Estar vivendo esse momento em que surge um Adirley Queirós – diretor do qual comecei a conhecer a obra lá em 2009, com o curta-metragem Dias de Greve, e a quem só notei genial no ano seguinte com a verdadeira obra-prima, outro curta, que é o Fora de Campo – com certeza é das maiores felicidades que quem mexe com cinema, ou é “somente” cinéfilo antenado, pode ter. Há a percepção total de estarmos num momento histórico dentro a produção nacional, onde alguém como ele surge como um inovador, um cara que arrisca na linguagem, ousado (como foi Tonacci em seu tempo de surgimento, um culto, e que cito aqui como exemplo por ser dos cineastas mais importantes do país, pelo seu não reconhecimento dentro das camadas amplas, e pelo jeito de estupefação que demonstrava após ter visto aoBranco Sai Preto Fica, me perguntando mais da carreira do Adirley, ao final da sessão, durante a Mostra de Tiradentes, quando fiz esse texto), e que faz isso a partir de pouca matéria para trabalhar (um misto de falta de recursos mesmo e de opção: para deixar evidente de que vem, fala, e cria a partir de um mundo de isolamento social). Na tenda de exibição de Tiradentes (quando vi ao filme pela primeira vez) a certeza total de que há situações que pagam a ida a Festivais e Mostras, e de que ver o filme dele sendo aplaudido em delírio em “cena aberta” já pagou ao menos umas mil idas a outros eventos. Bem-vindo definitivamente ao campo de admiração isolado e fechado que eu e muito poucas pessoas de sorte reservam para bem poucos, meu caro.

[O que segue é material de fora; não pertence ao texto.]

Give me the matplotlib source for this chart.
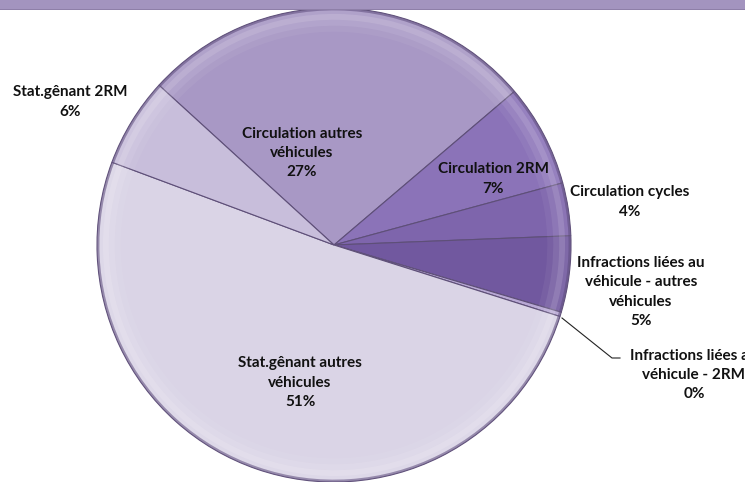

P.S.: rever e rever ao filme evidencia o sentimento da melancolia por um tempo, por um período de vida perdida – que pelo filme visto desde a primeira vez bateu forte como “vida arrancada”, num modelo de protesto de Adirley que é tão incisivo que por vezes nos toma seu carinho pelos seus, para além do seu repetido carinho pela Ceilândia toda. Rever ao filme pela sei que lá que quantidade de vezes imprimiu uma certeza que deveria ser tão natural, porque ao defender um todo, um local, um povo (e sem choro, mas com atitudes), ele atenta a indivíduos, pessoas, que têm seus indivíduos e pessoas específicas: aquela sensação que temos por vezes quando olhamos, por exemplo, pessoas e carros ao longe, e paramos para pensar, “puxa, isso é tão vasto, cada um nesse instante está pensando uma coisa, feliz ou ansioso, indo para o descanso ou sabe-se lá para onde…”, é o que nutre seu cinema pra valer, suas preocupações, talvez até a razão de fazer cinema. A obra autoral que vem construindo sobre a Ceilândia – pode ser no filme que fala dos grevistas ou do futebol amador, pode ser numa ficção científica -, é obra autoral de carinho por alguns seres humanos.